Take the lines from the head of the listing through the one bearing "(lbl) at (239,95)" and copy them exactly, leaving every picture out.
--
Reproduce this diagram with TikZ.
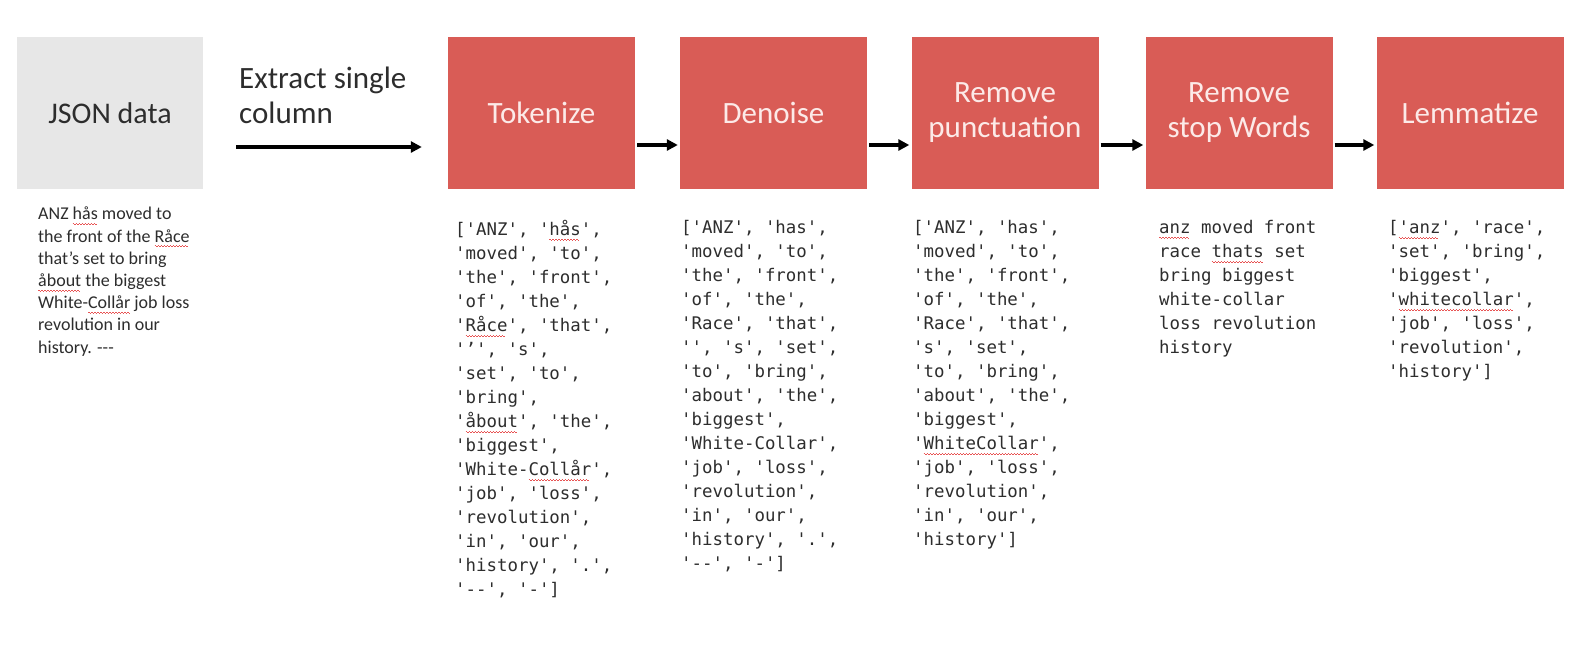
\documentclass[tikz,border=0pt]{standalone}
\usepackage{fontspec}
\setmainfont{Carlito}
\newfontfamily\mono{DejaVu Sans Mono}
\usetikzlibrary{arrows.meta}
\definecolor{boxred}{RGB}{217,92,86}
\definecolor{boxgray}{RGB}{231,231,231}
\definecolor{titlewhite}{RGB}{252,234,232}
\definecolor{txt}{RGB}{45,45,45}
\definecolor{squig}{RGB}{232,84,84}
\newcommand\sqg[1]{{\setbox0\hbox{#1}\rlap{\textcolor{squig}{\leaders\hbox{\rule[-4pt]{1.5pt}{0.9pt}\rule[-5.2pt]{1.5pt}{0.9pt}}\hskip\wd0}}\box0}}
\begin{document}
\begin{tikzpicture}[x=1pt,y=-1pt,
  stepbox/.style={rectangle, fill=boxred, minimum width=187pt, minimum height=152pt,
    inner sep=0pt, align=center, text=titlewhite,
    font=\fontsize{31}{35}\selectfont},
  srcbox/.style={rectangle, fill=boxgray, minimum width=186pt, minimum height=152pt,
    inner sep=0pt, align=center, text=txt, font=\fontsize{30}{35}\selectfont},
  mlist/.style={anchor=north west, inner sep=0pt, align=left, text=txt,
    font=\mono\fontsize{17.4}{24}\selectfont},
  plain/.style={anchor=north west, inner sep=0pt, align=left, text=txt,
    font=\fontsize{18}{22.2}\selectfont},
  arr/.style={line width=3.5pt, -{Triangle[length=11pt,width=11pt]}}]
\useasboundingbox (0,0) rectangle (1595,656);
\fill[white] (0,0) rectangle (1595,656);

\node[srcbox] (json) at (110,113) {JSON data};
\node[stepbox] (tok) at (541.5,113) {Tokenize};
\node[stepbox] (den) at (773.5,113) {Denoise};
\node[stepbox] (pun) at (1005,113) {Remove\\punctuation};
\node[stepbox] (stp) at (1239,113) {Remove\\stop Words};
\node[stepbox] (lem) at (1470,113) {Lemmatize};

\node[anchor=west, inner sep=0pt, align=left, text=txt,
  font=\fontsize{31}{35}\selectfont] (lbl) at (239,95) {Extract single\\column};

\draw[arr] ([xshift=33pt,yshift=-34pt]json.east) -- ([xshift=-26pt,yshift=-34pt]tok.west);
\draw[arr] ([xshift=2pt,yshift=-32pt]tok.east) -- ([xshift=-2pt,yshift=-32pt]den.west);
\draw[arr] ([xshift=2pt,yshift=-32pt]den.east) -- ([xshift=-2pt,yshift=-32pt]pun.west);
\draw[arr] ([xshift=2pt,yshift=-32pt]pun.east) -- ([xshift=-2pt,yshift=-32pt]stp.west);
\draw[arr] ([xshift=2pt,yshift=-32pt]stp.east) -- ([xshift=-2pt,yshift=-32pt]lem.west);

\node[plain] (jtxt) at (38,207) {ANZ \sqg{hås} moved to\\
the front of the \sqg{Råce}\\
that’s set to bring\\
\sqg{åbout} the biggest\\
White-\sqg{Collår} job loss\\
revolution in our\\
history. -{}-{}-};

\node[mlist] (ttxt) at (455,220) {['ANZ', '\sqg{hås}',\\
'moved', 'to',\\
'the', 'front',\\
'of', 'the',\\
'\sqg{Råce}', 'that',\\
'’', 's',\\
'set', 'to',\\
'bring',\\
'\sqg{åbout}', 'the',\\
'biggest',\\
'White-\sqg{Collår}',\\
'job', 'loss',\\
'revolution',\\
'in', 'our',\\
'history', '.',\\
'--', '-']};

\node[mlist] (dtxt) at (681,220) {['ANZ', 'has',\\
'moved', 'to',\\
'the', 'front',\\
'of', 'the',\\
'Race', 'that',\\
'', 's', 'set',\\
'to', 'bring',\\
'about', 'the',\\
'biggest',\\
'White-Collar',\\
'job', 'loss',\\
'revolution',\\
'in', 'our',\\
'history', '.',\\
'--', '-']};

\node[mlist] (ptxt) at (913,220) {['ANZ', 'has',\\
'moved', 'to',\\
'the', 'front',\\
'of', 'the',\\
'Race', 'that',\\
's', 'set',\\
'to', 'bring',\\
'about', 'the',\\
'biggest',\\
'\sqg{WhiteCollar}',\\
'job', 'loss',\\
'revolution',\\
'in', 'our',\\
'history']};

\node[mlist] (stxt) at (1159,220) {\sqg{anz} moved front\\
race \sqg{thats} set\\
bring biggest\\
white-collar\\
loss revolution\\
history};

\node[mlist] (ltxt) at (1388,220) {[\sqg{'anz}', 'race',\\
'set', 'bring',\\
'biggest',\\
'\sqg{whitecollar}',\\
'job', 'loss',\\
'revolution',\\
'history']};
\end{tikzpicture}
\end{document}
--
## Solution
Reproduce this diagram with TikZ.
\documentclass[tikz,border=0pt]{standalone}
\usepackage{fontspec}
\setmainfont{Carlito}
\newfontfamily\mono{DejaVu Sans Mono}
\usetikzlibrary{arrows.meta}
\definecolor{boxred}{RGB}{217,92,86}
\definecolor{boxgray}{RGB}{231,231,231}
\definecolor{titlewhite}{RGB}{252,234,232}
\definecolor{txt}{RGB}{45,45,45}
\definecolor{squig}{RGB}{232,84,84}
\newcommand\sqg[1]{{\setbox0\hbox{#1}\rlap{\textcolor{squig}{\leaders\hbox{\rule[-4pt]{1.5pt}{0.9pt}\rule[-5.2pt]{1.5pt}{0.9pt}}\hskip\wd0}}\box0}}
\begin{document}
\begin{tikzpicture}[x=1pt,y=-1pt,
  stepbox/.style={rectangle, fill=boxred, minimum width=187pt, minimum height=152pt,
    inner sep=0pt, align=center, text=titlewhite,
    font=\fontsize{31}{35}\selectfont},
  srcbox/.style={rectangle, fill=boxgray, minimum width=186pt, minimum height=152pt,
    inner sep=0pt, align=center, text=txt, font=\fontsize{30}{35}\selectfont},
  mlist/.style={anchor=north west, inner sep=0pt, align=left, text=txt,
    font=\mono\fontsize{17.4}{24}\selectfont},
  plain/.style={anchor=north west, inner sep=0pt, align=left, text=txt,
    font=\fontsize{18}{22.2}\selectfont},
  arr/.style={line width=3.5pt, -{Triangle[length=11pt,width=11pt]}}]
\useasboundingbox (0,0) rectangle (1595,656);
\fill[white] (0,0) rectangle (1595,656);

\node[srcbox] (json) at (110,113) {JSON data};
\node[stepbox] (tok) at (541.5,113) {Tokenize};
\node[stepbox] (den) at (773.5,113) {Denoise};
\node[stepbox] (pun) at (1005,113) {Remove\\punctuation};
\node[stepbox] (stp) at (1239,113) {Remove\\stop Words};
\node[stepbox] (lem) at (1470,113) {Lemmatize};

\node[anchor=west, inner sep=0pt, align=left, text=txt,
  font=\fontsize{31}{35}\selectfont] (lbl) at (239,95) {Extract single\\column};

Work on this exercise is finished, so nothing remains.